▶ **WRITTEN PROBLEM**
Check the listing below for lines that hold "chart". How many are there? Please give only the number.
---------- MATERIAL FOR THE TASK
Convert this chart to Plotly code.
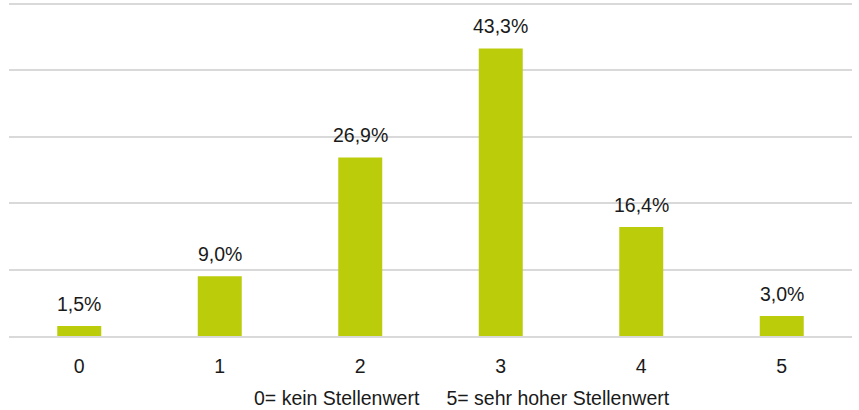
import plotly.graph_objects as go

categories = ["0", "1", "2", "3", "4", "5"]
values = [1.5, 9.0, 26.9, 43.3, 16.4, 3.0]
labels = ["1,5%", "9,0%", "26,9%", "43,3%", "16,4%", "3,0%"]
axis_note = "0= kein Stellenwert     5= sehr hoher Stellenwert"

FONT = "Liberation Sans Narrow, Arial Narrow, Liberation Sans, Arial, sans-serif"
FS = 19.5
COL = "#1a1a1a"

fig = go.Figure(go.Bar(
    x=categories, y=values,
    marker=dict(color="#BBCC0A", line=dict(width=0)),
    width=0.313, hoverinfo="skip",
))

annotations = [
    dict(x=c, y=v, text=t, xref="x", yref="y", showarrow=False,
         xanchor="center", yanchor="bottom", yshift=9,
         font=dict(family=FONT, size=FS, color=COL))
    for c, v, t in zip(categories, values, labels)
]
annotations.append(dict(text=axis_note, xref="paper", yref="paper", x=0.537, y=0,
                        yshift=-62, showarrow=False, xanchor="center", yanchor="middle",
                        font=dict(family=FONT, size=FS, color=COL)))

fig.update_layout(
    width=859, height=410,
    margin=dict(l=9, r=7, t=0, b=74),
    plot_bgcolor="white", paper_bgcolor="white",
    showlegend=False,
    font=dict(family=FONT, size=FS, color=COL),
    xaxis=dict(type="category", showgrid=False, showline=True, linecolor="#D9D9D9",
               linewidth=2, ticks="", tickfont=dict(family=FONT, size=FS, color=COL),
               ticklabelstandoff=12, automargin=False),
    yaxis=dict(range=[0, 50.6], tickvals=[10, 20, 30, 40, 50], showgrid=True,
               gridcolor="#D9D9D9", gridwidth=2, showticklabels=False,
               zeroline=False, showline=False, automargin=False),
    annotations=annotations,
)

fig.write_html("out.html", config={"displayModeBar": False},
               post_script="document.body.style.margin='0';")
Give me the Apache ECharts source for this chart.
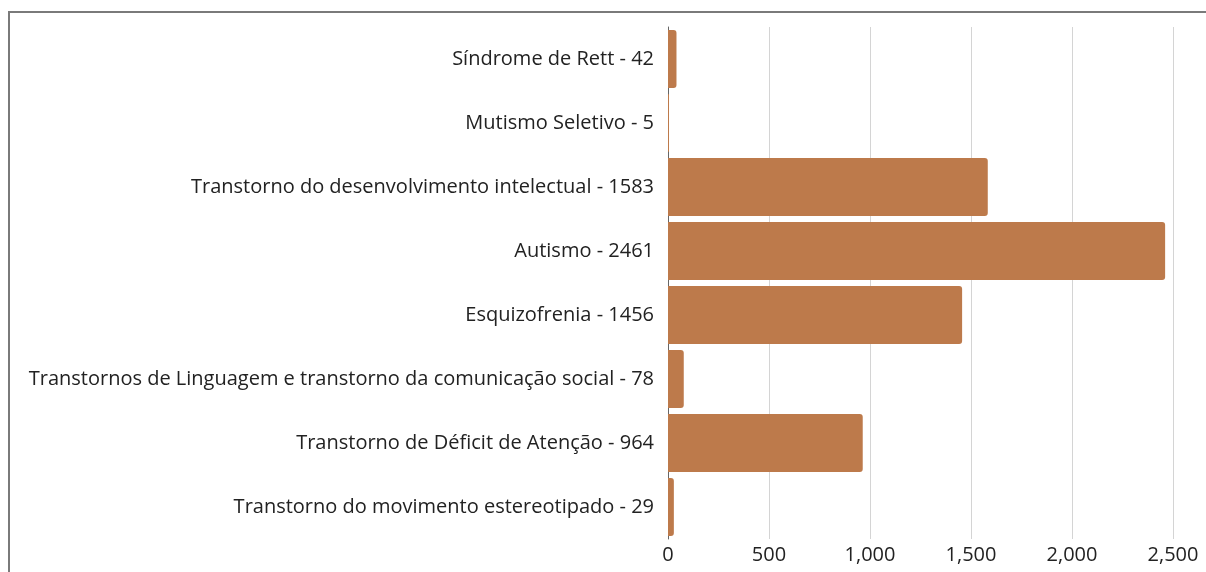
--------------------
▶ **FINISHED ANSWER**
2